Ghodganga Sahakari Sakhar Karkhana
- Company type: Cooperative
- Industry: Sugar factory
- Founded: 16 May 1990
- Founder: Raosahebdada Pawar
- Headquarters: Nhavare Parisar Shirur, Maharashtra
- Area served: Shirur, Maharashtra and Worldwide
- Key people: Ashok Pawar (chairman and CEO)
- Products: Sugar, Molases and Bagasse

= Ghodganga Sugar Factory =

Sugar factory in Pune, India

Ghodganga Sahakari Sakhar Karkhana Ltd is an establishment set up around 70 km east to Pune. Factory is recently named after founder Raosahebdada Pawar Ghodganga Sahakari Sakhar Karkhana Ltd (RPGSSKL). This project turned out to be the best achievement of Cooperative sugar factories and rural development. This set up is being conducive as sugar production is prime business for region. The project brings employment and social development. Sugarcane grower/farmers in the region are really encouraged by the establishment. The project started with capital share of local farmers.

==History==
After the outstanding achievements of Cooperative sugar factories and rural development set up in Maharashtra state. The establishment was started with the capital shares of local farmers, Pune District Central Cooperative Bank and perpetual support by Raosahebdada Pawar on 16 May 1990 with of 2500 TCD crushing capacity . Cooperative movement for sugar industry started in 1960s in Maharashtra with announcement of the potential 12 places in the states where sugar factories could be established. Then called Bombay state government announced a capital share of Indian Rupee 1 million, for the cooperatives societies to come forward for establishing sugar factories at these potential 12 places. A central committee was formed by Bombay State Cooperative Bank under the chairmanship. Factory caters to the almost Shirur, Maharashtra sugarcane growers & interstate too. This is prominently conducive to the local region.

==Harvesting==
Harvesting of sugarcane is done with the help of machine and for this bank also provided the fund to farmers. Currently factory has owned four harvester machines. Taking into account scarcity of workers in future factory has taken this initiative.
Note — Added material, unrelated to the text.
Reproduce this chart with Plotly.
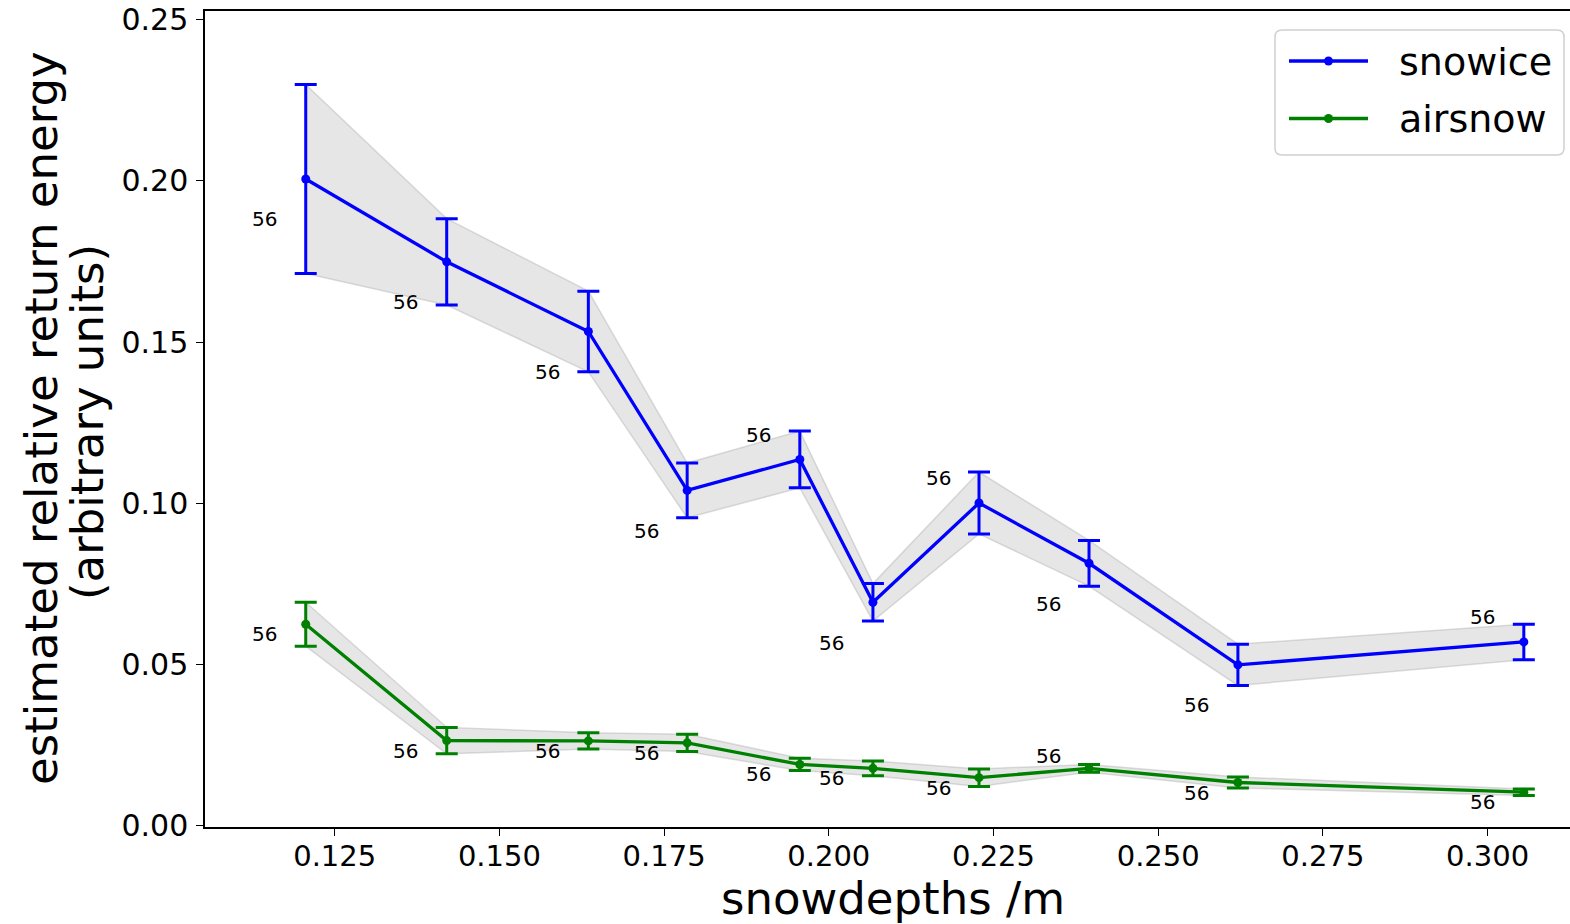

==Sugarcane development programme==
For increasing production of sugarcane factory provides guidance, field work training to the farmers. In last year factory appointed officials from research centre to do this work. This implementation is followed & monitored completely.

==Power unit==
Raosahebdada Pawar Ghodganga Sahakari Sakhar Karkhana Ltd, which had set up a co-generation power unit at Shirur in Pune district of Maharashtra. The Bagasse based power unit with a capacity of 20 MW is expected to entail a cost of Rs 2 billion. The power project raised request to upgrade capacity to 20.5 MW. This Project is economically strong by converting its own waste in useful
product and power generation. The pollution generated from this unit can be successfully managed through EMP implementation or be converted to useful irrigation water with nutrients and electricity. This project justifies as to curb electricity issue and wastage of cane trash and bagasse lead to environment risk.

==Breweries and distilleries==
The Raosahebdada Pawar Ghodganga Sahakari Sakhar Karkhana Ltd to set up distilleries at their existing setup with INR 99.5 million, approximately US$15.5 million. The project involves setting up to 30 KLPD Molasses based distillery unit for production of 30 KLPD of rectified spirit of 27 KLPD of Extra Neutral Alcohol of 27.5 KLPD absolute Alcohol.
The project have proposed to establish distillery unit within same premises adopting continuous fermentation process.

==Awards==
Factory stands ahead in the queue from the first couple of years of its establishment.

The project achieved Best Cooperative sugar factory award on its fourth year.

Establishment set itself at First position on Maharashtra Energy Development Agency award for year 2012–13 in Sugar Cooperative category.